DESCRIPTION OF THE TASK:
For the entries below, copy exactly the line that contains "Clone this diagram in TikZ." through the line that contains "rectangle (1433, 1867);", both ends included, and exclude all pictures.

Records with drawing code:
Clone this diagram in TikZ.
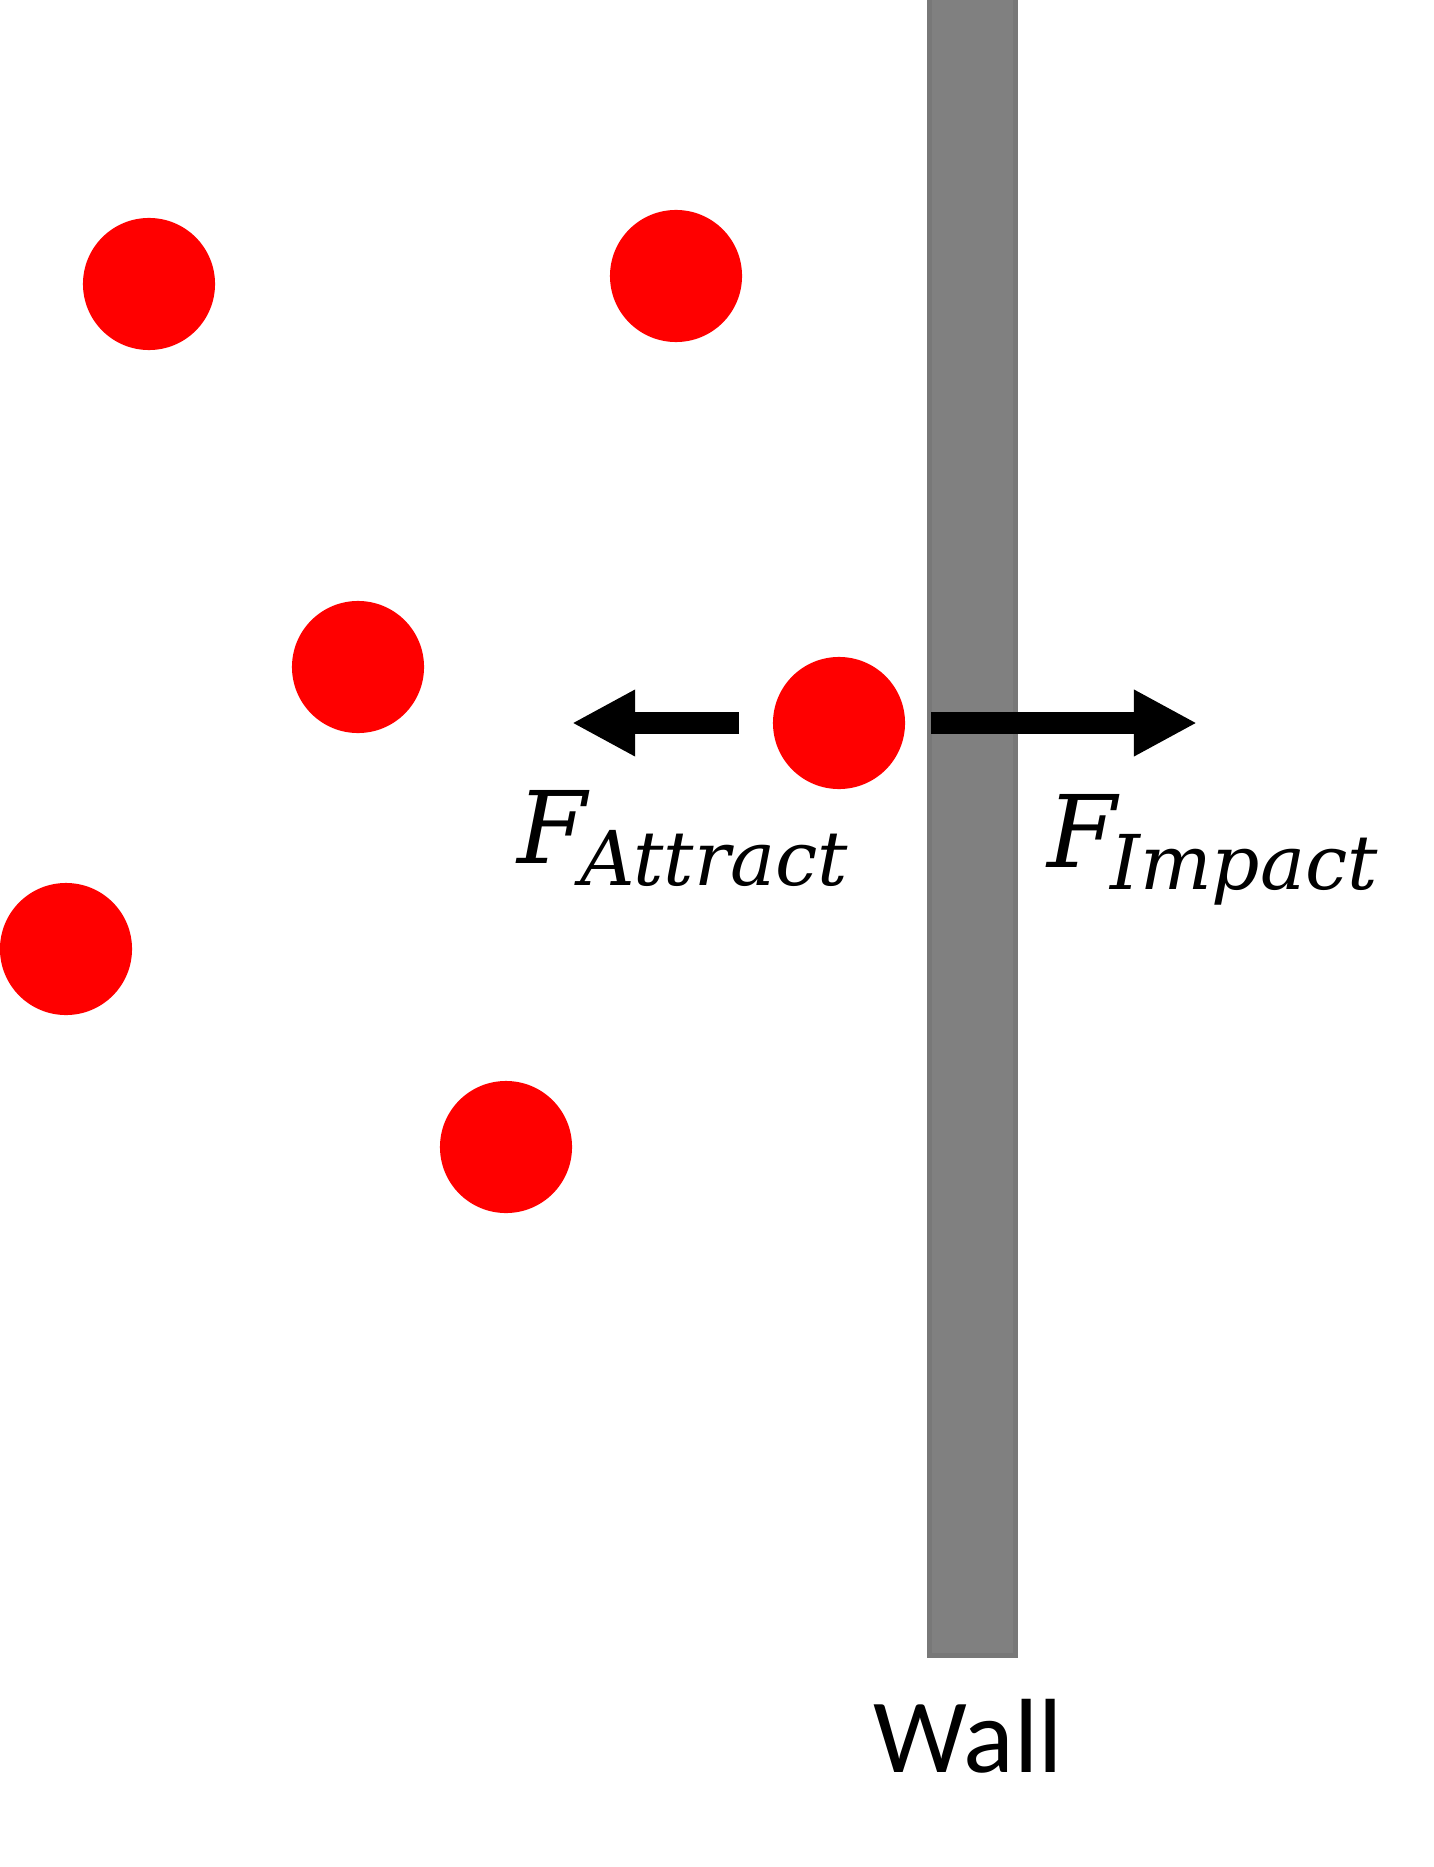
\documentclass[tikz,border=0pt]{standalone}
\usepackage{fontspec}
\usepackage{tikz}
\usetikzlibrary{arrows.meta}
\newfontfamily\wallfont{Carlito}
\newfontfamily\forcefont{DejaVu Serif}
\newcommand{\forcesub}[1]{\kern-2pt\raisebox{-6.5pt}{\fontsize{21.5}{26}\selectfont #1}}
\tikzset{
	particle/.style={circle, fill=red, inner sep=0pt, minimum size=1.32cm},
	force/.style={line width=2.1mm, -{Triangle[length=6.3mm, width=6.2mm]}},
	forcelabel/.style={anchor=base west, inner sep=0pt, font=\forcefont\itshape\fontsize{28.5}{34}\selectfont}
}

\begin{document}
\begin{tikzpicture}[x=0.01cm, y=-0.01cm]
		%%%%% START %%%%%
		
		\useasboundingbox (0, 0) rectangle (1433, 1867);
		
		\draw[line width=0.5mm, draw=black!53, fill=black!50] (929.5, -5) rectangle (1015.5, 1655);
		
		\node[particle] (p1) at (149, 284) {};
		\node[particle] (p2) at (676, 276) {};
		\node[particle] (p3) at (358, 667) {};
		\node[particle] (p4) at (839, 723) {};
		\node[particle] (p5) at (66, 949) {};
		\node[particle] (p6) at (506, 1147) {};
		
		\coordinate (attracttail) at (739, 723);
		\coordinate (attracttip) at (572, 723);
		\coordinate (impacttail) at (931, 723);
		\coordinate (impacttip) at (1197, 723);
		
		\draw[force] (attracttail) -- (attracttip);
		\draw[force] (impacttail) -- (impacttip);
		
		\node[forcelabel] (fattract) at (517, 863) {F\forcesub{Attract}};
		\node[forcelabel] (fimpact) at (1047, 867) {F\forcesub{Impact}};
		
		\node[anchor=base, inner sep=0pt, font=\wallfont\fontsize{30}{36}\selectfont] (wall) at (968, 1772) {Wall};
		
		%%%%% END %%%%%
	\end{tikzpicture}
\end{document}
...
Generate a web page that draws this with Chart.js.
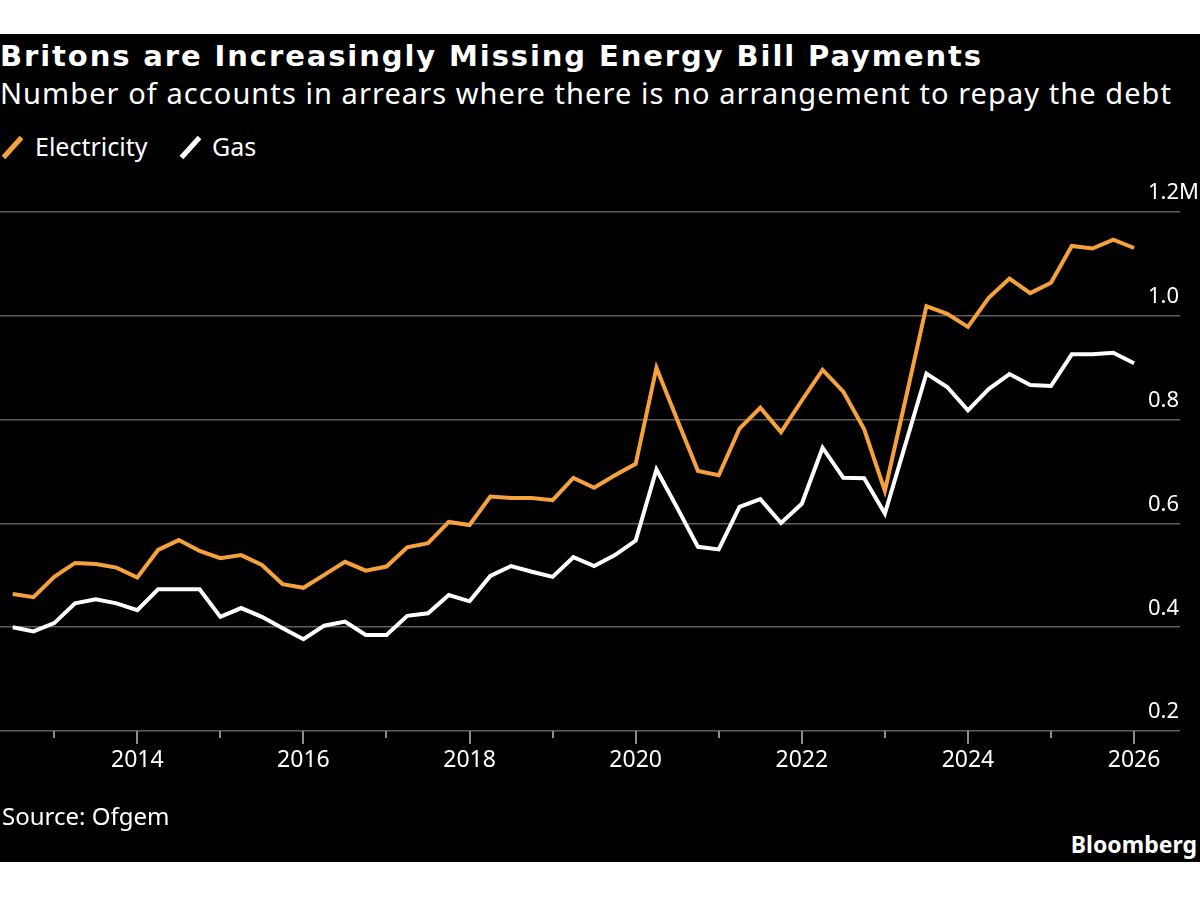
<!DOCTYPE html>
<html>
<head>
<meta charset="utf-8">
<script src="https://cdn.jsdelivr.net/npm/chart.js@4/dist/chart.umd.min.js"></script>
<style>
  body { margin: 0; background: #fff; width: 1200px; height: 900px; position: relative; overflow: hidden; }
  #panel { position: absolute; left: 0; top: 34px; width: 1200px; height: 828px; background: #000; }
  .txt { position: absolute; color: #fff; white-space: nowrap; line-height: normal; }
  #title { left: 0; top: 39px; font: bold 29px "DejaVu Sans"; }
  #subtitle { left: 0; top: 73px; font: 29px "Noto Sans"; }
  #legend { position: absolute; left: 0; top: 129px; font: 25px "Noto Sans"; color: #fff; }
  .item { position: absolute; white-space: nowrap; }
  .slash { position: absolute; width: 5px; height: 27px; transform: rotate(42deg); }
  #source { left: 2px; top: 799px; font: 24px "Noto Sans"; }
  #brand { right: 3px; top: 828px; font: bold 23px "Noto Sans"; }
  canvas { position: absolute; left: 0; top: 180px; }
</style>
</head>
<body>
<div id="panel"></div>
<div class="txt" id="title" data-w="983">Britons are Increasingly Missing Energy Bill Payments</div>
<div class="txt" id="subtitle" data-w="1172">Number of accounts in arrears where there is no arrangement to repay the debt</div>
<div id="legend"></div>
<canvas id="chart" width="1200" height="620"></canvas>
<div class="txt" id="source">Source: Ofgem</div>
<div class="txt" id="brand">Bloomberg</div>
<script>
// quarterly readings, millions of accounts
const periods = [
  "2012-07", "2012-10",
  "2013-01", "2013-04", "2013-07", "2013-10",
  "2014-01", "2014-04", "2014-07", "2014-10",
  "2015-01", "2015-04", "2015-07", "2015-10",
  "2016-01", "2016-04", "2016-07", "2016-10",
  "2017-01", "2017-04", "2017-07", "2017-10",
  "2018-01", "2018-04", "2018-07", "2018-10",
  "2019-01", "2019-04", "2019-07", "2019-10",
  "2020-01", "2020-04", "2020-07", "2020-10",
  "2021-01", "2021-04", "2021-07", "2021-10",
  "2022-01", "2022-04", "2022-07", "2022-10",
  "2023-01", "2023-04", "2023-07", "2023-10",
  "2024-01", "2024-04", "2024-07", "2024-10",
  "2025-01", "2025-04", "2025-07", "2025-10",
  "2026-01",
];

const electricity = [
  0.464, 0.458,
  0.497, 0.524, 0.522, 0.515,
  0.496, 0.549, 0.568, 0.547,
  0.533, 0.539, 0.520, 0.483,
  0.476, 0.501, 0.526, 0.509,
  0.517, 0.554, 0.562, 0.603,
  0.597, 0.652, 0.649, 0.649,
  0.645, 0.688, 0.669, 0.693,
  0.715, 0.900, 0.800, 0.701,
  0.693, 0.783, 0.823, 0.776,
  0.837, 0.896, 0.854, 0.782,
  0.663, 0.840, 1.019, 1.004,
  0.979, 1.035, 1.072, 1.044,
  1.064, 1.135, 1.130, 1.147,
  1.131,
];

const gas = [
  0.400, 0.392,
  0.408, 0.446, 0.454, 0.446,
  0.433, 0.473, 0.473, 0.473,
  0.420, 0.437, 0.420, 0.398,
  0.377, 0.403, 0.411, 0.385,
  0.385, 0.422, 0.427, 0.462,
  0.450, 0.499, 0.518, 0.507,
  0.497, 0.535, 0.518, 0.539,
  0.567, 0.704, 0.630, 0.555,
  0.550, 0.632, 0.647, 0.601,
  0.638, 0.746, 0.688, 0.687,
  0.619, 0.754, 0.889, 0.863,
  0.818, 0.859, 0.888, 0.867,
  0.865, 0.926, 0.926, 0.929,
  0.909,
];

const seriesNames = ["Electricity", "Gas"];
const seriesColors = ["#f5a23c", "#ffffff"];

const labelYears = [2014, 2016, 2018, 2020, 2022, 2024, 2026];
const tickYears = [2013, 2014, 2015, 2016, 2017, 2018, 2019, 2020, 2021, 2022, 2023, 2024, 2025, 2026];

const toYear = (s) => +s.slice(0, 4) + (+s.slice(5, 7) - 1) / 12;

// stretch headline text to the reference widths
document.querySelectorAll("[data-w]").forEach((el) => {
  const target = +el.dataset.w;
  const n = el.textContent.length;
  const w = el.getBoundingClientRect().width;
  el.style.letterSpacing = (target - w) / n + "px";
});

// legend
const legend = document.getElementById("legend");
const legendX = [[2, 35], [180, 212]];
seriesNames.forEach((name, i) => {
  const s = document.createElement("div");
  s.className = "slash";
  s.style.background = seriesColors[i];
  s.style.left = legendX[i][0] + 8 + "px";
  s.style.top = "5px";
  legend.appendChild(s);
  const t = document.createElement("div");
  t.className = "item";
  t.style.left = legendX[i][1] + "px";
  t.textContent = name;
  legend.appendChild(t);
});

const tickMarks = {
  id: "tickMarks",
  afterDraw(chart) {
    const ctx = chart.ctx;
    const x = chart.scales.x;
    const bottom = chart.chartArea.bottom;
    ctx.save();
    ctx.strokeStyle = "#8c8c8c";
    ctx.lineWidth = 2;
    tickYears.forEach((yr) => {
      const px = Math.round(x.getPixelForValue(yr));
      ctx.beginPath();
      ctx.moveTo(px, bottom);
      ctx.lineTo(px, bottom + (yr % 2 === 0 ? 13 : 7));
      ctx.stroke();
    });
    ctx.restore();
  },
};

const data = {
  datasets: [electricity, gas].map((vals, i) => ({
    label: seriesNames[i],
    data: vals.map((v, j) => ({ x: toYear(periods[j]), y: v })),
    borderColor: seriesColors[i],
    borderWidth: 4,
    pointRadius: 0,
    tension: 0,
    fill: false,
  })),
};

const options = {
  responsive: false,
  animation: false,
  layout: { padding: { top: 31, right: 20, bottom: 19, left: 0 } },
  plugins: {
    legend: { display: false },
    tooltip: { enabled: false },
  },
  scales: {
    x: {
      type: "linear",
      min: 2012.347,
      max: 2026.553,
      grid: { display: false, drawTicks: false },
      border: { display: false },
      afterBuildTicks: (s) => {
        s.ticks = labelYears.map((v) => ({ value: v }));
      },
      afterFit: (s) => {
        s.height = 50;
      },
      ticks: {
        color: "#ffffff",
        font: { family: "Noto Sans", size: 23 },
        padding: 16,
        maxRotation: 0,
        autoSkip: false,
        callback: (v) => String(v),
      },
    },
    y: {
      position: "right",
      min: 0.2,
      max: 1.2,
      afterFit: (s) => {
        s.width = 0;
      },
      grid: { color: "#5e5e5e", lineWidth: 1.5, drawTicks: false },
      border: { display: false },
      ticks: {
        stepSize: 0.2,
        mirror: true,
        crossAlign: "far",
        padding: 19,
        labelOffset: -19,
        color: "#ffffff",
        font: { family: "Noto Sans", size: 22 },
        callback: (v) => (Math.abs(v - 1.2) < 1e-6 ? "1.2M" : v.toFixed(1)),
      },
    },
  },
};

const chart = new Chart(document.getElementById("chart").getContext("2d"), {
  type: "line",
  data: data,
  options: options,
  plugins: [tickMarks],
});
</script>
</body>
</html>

THE REPLY:
Clone this diagram in TikZ.
\documentclass[tikz,border=0pt]{standalone}
\usepackage{fontspec}
\usepackage{tikz}
\usetikzlibrary{arrows.meta}
\newfontfamily\wallfont{Carlito}
\newfontfamily\forcefont{DejaVu Serif}
\newcommand{\forcesub}[1]{\kern-2pt\raisebox{-6.5pt}{\fontsize{21.5}{26}\selectfont #1}}
\tikzset{
	particle/.style={circle, fill=red, inner sep=0pt, minimum size=1.32cm},
	force/.style={line width=2.1mm, -{Triangle[length=6.3mm, width=6.2mm]}},
	forcelabel/.style={anchor=base west, inner sep=0pt, font=\forcefont\itshape\fontsize{28.5}{34}\selectfont}
}

\begin{document}
\begin{tikzpicture}[x=0.01cm, y=-0.01cm]
		%%%%% START %%%%%
		
		\useasboundingbox (0, 0) rectangle (1433, 1867);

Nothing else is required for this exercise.